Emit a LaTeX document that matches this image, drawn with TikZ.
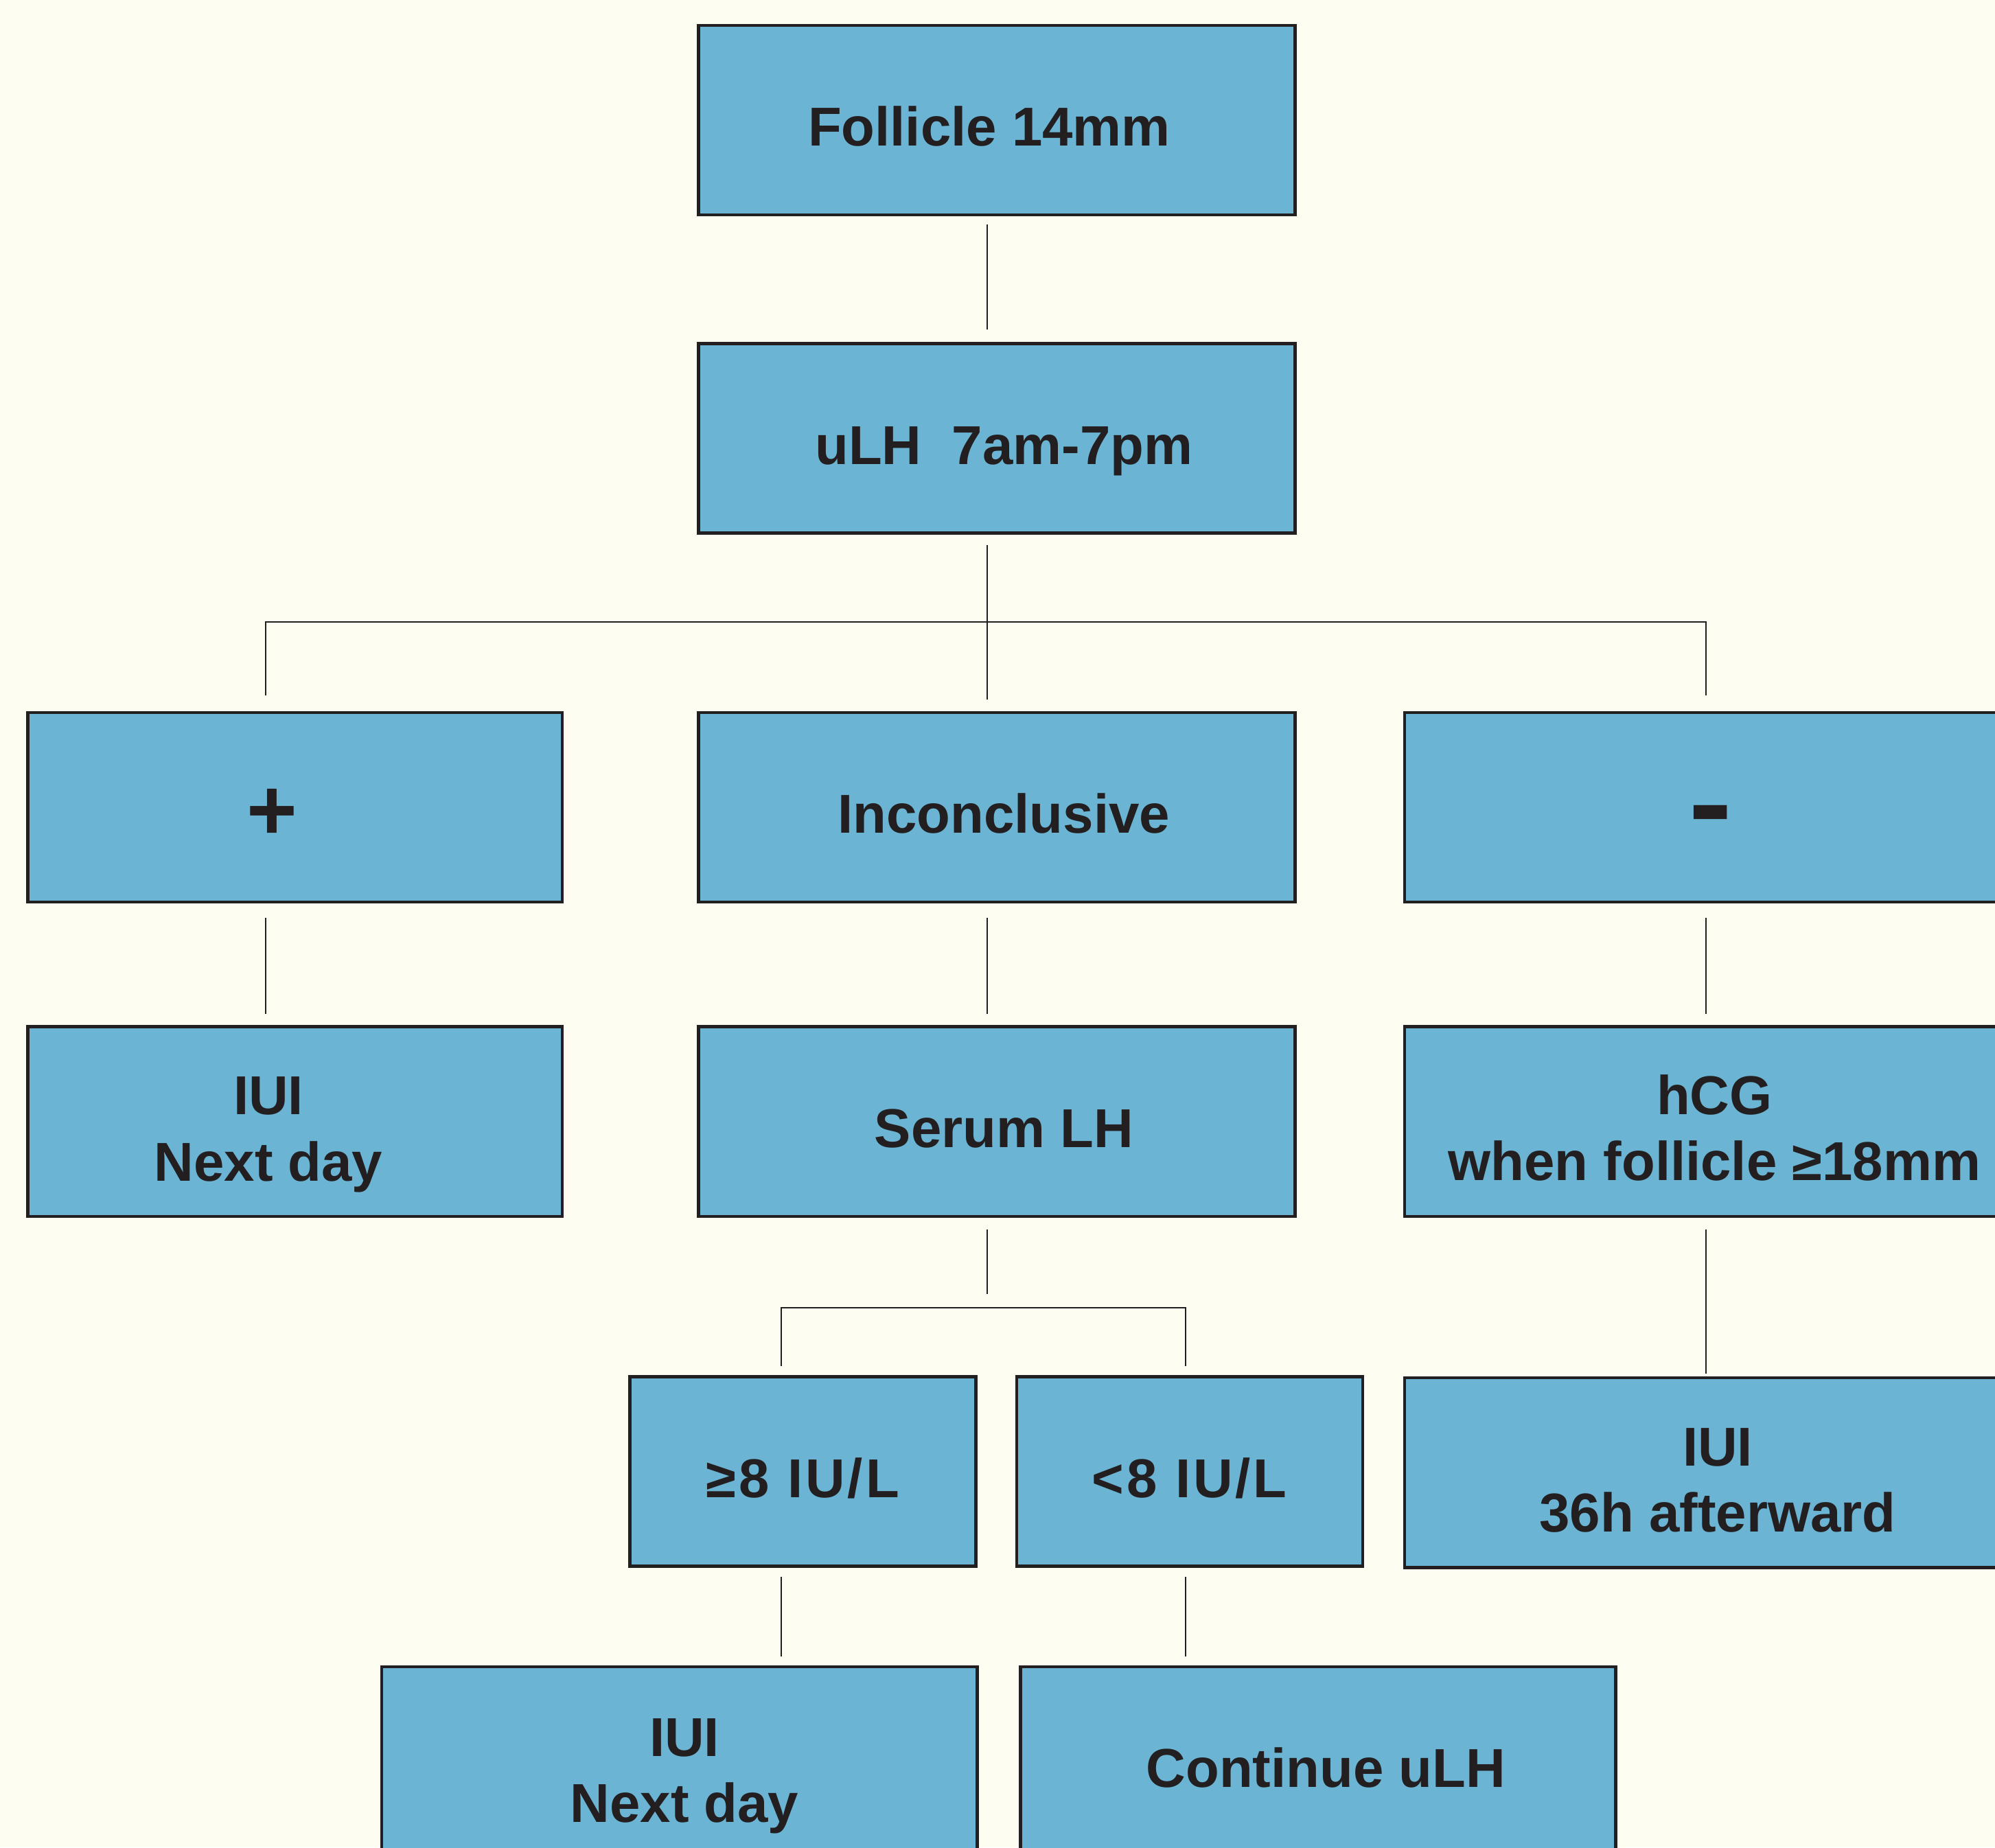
\documentclass[tikz,border=0pt]{standalone}
\usepackage{fontspec}
\setmainfont{Liberation Sans}
\definecolor{bgcream}{HTML}{FDFDF2}
\definecolor{boxblue}{HTML}{6BB4D3}
\definecolor{ink}{HTML}{231F20}

\begin{document}
\begin{tikzpicture}[
    flowbox/.style={draw=ink, fill=boxblue, line width=0.7pt, minimum height=1.49cm, inner sep=0pt},
    widebox/.style={flowbox, minimum width=4.69cm},
    sidebox/.style={flowbox, minimum width=4.20cm},
    smallbox/.style={flowbox, minimum width=2.72cm},
    boxtext/.style={font=\fontsize{12.25}{14.8}\selectfont\bfseries, text=ink, align=center},
    onetext/.style={boxtext, text height=14.7pt, text depth=3.1pt},
    spaced/.style={onetext, font=\fontsize{12.25}{14.8}\selectfont\bfseries\addfontfeature{LetterSpace=5}},
    link/.style={draw=ink, line width=0.35pt}
  ]
  % background
  \fill[bgcream] (0,0) rectangle (15.68,-14.52);
  \useasboundingbox (0,0) rectangle (15.68,-14.52);
  \clip (0,0) rectangle (15.68,-14.52);

  % columns of the connectors
  \coordinate (colL) at (2.09,0);
  \coordinate (colM) at (7.76,0);
  \coordinate (colR) at (13.41,0);
  \coordinate (colA) at (6.14,0);
  \coordinate (colB) at (9.32,0);
  \coordinate (bar1) at (7.76,-4.89);
  \coordinate (bar2) at (7.76,-10.28);

  % boxes
  \node[widebox, label={[onetext, xshift=-0.06cm]center:Follicle 14mm}] (foll) at (7.835,-0.945) {};
  \node[widebox, label={[onetext, xshift=0.055cm]center:uLH~~7am-7pm}] (ulh) at (7.835,-3.445) {};

  \node[sidebox, label={[boxtext, font=\fontsize{19.4}{22}\selectfont\bfseries, xshift=-0.18cm, yshift=-0.055cm]center:+}] (plus) at (2.32,-6.345) {};
  \node[widebox, label={[onetext, xshift=0.055cm]center:Inconclusive}] (incon) at (7.835,-6.345) {};
  \node[widebox, label={[boxtext, font=\fontsize{15}{18}\selectfont\bfseries, xshift=0.06cm, yshift=-0.16cm]center:\scalebox{1}[2.1]{–}}] (neg) at (13.385,-6.345) {};

  \node[sidebox, label={[boxtext, xshift=-0.21cm, yshift=-0.104cm]center:{IUI\\Next day}}] (iuiL) at (2.32,-8.815) {};
  \node[widebox, label={[onetext, xshift=0.055cm]center:Serum LH}] (serum) at (7.835,-8.815) {};
  \node[widebox, label={[boxtext, xshift=0.09cm, yshift=-0.05cm]center:{hCG\\when follicle ≥18mm}}] (hcg) at (13.385,-8.815) {};

  \node[smallbox, label={[spaced]center:≥8 IU/L}] (ge) at (6.31,-11.565) {};
  \node[smallbox, label={[spaced]center:<8 IU/L}] (lt) at (9.35,-11.565) {};
  \node[widebox, label={[boxtext, xshift=0.115cm, yshift=-0.06cm]center:{IUI\\36h afterward}}] (iui36) at (13.385,-11.575) {};

  \node[widebox, minimum width=4.68cm, label={[boxtext, xshift=0.04cm, yshift=-0.114cm]center:{IUI\\Next day}}] (iuiB) at (5.34,-13.845) {};
  \node[widebox, minimum width=4.68cm, label={[onetext, xshift=0.06cm]center:Continue uLH}] (cont) at (10.36,-13.845) {};

  % links
  \draw[link, shorten <=0.06cm, shorten >=0.10cm] (foll.south -| colM) -- (ulh.north -| colM);
  \draw[link, shorten <=0.08cm, shorten >=0.09cm] (ulh.south -| colM) -- (incon.north -| colM);
  \draw[link, shorten <=0.12cm, shorten >=0.12cm] (plus.north -| colL) |- (bar1) -| (neg.north -| colR);
  \foreach \a/\b/\c in {plus/iuiL/colL, incon/serum/colM, neg/hcg/colR}
    \draw[link, shorten <=0.11cm, shorten >=0.09cm] (\a.south -| \c) -- (\b.north -| \c);
  \draw[link, shorten <=0.09cm, shorten >=0.11cm] (serum.south -| colM) -- (bar2);
  \draw[link, shorten <=0.07cm, shorten >=0.07cm] (ge.north -| colA) |- (bar2) -| (lt.north -| colB);
  \draw[link, shorten <=0.09cm, shorten >=0.02cm] (hcg.south -| colR) -- (iui36.north -| colR);
  \draw[link, shorten <=0.07cm, shorten >=0.07cm] (ge.south -| colA) -- (iuiB.north -| colA);
  \draw[link, shorten <=0.07cm, shorten >=0.07cm] (lt.south -| colB) -- (cont.north -| colB);
\end{tikzpicture}
\end{document}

→ **INSTRUCTIONS FOR THE TASK**: Restate exactly, please, only the lines between the start of the data and the line containing "(ulh) at (7.835,-3.445)", both ends included, skipping the pictures.

→ **TASK OUTPUT**:
Emit a LaTeX document that matches this image, drawn with TikZ.
\documentclass[tikz,border=0pt]{standalone}
\usepackage{fontspec}
\setmainfont{Liberation Sans}
\definecolor{bgcream}{HTML}{FDFDF2}
\definecolor{boxblue}{HTML}{6BB4D3}
\definecolor{ink}{HTML}{231F20}

\begin{document}
\begin{tikzpicture}[
    flowbox/.style={draw=ink, fill=boxblue, line width=0.7pt, minimum height=1.49cm, inner sep=0pt},
    widebox/.style={flowbox, minimum width=4.69cm},
    sidebox/.style={flowbox, minimum width=4.20cm},
    smallbox/.style={flowbox, minimum width=2.72cm},
    boxtext/.style={font=\fontsize{12.25}{14.8}\selectfont\bfseries, text=ink, align=center},
    onetext/.style={boxtext, text height=14.7pt, text depth=3.1pt},
    spaced/.style={onetext, font=\fontsize{12.25}{14.8}\selectfont\bfseries\addfontfeature{LetterSpace=5}},
    link/.style={draw=ink, line width=0.35pt}
  ]
  % background
  \fill[bgcream] (0,0) rectangle (15.68,-14.52);
  \useasboundingbox (0,0) rectangle (15.68,-14.52);
  \clip (0,0) rectangle (15.68,-14.52);

  % columns of the connectors
  \coordinate (colL) at (2.09,0);
  \coordinate (colM) at (7.76,0);
  \coordinate (colR) at (13.41,0);
  \coordinate (colA) at (6.14,0);
  \coordinate (colB) at (9.32,0);
  \coordinate (bar1) at (7.76,-4.89);
  \coordinate (bar2) at (7.76,-10.28);

  % boxes
  \node[widebox, label={[onetext, xshift=-0.06cm]center:Follicle 14mm}] (foll) at (7.835,-0.945) {};
  \node[widebox, label={[onetext, xshift=0.055cm]center:uLH~~7am-7pm}] (ulh) at (7.835,-3.445) {};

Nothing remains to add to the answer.